Rund zwei Jahre später leitete die Bundesnetzagentur unter Bezugnahme auf § 14 Abs. 2 TKG eine Regelüberprüfung hinsichtlich des Marktes Nr. 3 ein. Im Amtsblatt 22/2008 veröffentlichte sie den Konsultationsentwurf einer Regulierungsverfügung und gab den betroffenen alternativen Netzbetreibern Gelegenheit zur Stellungnahme. Der Entwurf sah unter anderem eine Zusammenschaltungs- und Kollokationsverpflichtung sowie den Widerruf der nachträglichen Entgeltregulierung nach §§ 30 Abs. 1, 38 Abs. 2 bis 4 TKG vor. Am 09. Dezember 2008 fand eine öffentliche mündliche Anhörung statt. Die Stellungnahmen wurden im Amtsblatt 1/2009 veröffentlicht. Die Beschlusskammer stellte eine überarbeitete Fassung des Entwurfs erneut zur Konsultation (Amtsblatt 117/2009). Der vorgesehene Tenor entsprach im Wesentlichen dem Tenor des später ergangenen streitigen Beschlusses vom 07. September 2009. Am 26. Februar 2009 wurde eine erneute öffentliche mündliche Anhörung durchgeführt. Die Klägerin stellte unter dem 03. März 2009 unter anderem den Antrag, ihr selbst eine Zugangsverpflichtung gegenüber Betreibern von öffentlichen Telefonnetzen aufzuerlegen, Verbindungsleistungen für die Anrufzustellung in ihr öffentliches Telefonnetz an festen Standorten einschließlich der lokalen Anrufweiterleitung zu erbringen und zum Zwecke dieses Zugangs Kollokation zu gewähren.

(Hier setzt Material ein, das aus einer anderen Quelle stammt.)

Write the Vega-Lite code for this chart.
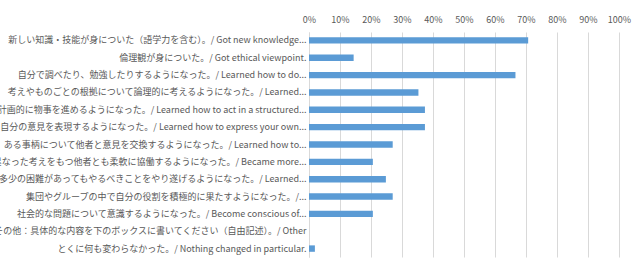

Unter dem 17. Juli 2009 stellte die Bundesnetzagentur den Entwurf der Regulierungsverfügung den nationalen Regulierungsbehörden der EU-Mitgliedsstaaten und der EU-Kommission zur Verfügung, die dazu unter dem 14. August 2009 Stellung nahm. Hinsichtlich der beabsichtigten Entlassung aus der Zusammenschaltungspflicht äußerte die Kommission das Bedenken, Streitigkeiten der Netzbetreiber könnten zur Weigerung führen, Anrufe zuzustellen. Ferner wurde kritisiert, dass sich die Bundesnetzagentur bewusst der Möglichkeit begebe, Zugangsbedingungen zu gestalten und Streitigkeiten nach Art. 5 der Zugangsrichtlinie beizulegen.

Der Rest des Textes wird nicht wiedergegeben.